Aun cuando sea verdad que menos de la mitad de las culturas lo ejercen, eso no invalida al beso romántico como un camino superior para demostrarnos cariño. Si, además, resulta cierto que deriva del gesto maternal que ya describimos, me parece todavía más significativo y profundo. Con cada beso nos sumamos a esos primeros gestos de nutrición y crianza entre madres e hijos. Quizá a nosotros, los modernos, compartir el bolo alimenticio nos parezca demasiado primitivo, pero es precisamente esa cualidad originaria lo que hace que los besos sean símbolos menos ornamentados, más francos y poderosos: cada vez que beso a mi mujer la nutro, la pruebo, me alimenta. Es una forma de la comunión, o del canibalismo.

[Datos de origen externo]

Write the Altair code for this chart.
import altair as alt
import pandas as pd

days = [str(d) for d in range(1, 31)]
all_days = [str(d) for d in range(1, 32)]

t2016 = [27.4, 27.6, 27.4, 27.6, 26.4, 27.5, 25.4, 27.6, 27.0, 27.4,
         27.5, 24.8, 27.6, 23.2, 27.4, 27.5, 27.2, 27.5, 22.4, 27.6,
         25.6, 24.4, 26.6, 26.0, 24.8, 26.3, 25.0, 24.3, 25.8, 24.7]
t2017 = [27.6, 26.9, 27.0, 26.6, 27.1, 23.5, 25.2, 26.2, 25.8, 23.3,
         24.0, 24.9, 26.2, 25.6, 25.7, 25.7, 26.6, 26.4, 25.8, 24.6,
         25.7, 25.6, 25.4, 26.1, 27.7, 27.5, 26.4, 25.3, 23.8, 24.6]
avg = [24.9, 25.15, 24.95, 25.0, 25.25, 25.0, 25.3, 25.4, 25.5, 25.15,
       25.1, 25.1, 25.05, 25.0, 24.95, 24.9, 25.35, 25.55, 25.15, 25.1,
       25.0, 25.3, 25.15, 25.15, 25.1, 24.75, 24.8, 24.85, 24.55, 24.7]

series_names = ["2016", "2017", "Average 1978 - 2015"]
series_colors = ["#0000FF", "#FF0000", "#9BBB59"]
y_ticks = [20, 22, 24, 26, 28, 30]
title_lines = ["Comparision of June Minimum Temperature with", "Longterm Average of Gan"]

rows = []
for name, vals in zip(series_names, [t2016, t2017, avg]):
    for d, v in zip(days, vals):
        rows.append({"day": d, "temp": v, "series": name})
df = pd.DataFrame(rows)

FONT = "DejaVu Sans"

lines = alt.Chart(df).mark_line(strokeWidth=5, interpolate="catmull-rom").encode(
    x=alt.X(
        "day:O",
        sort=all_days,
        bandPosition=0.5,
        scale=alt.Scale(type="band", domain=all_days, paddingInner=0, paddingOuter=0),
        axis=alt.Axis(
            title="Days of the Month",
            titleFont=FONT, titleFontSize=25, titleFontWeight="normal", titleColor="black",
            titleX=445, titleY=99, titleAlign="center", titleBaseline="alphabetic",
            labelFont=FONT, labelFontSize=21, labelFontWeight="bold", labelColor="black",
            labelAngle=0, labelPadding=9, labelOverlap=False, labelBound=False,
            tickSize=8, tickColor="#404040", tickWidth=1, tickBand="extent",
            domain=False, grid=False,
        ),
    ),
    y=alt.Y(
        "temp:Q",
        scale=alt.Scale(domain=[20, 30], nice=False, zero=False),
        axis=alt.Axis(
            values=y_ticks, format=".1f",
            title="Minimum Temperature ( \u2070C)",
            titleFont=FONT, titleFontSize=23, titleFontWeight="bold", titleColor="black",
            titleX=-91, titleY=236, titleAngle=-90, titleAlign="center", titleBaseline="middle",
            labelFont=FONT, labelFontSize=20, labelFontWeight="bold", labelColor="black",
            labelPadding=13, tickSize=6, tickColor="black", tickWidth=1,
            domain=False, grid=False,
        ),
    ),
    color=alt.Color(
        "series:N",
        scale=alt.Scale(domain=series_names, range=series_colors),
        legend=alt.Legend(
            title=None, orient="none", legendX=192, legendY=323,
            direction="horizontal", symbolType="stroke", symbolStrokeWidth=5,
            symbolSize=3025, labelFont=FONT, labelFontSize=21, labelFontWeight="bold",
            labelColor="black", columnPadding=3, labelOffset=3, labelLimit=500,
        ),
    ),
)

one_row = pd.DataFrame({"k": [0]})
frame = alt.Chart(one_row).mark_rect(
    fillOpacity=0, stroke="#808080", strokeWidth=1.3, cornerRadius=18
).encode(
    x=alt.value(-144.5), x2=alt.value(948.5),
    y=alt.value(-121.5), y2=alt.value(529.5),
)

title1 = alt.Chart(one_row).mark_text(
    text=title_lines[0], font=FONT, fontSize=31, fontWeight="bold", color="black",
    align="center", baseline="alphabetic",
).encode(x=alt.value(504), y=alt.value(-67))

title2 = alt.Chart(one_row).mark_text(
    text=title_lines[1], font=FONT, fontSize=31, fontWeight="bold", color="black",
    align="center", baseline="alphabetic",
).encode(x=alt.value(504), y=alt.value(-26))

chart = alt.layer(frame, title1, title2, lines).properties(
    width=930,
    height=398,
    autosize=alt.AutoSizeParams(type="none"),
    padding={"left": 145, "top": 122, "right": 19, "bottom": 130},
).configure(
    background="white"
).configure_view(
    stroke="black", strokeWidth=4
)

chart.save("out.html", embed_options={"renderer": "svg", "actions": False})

Llegamos solos a esta vida arisca y severa. Por una precaución natural, preferimos resguardar nuestro núcleo, protegerlo de que sea desfigurado. Pero tenemos al beso para redimirnos. El primer beso entre dos personas elimina las fronteras invisibles que nos imponemos unos a otros y borra los rigores de la distancia y las apariencias, nos entrega de cuerpo entero, hace que nuestro espíritu se agite. Como a una presa a la que arrebatan su cortina, así en cada beso nos desbordamos hacia el otro mientras el otro también nos inunda. No sólo rompemos la cercanía de rigor: ocupamos de lleno el territorio ajeno como un ejército invasor que, mientras tanto, permite la invasión de su patria.
Con cada beso abandonamos, serenos y convencidos, las murallas que nos protegen. Y paradójicamente, esta vulnerabilidad compartida logra que nuestra vida gane peso y realidad. Es lo natural: gracias a los besos y a otras formas de la comunión, las cosas alcanzan su estatus de personales e íntimas. Incluso nuestra existencia.
Así, querido lector, lectora querida, lo invito a que junte los labios con quien sea digno de su rendición incondicional.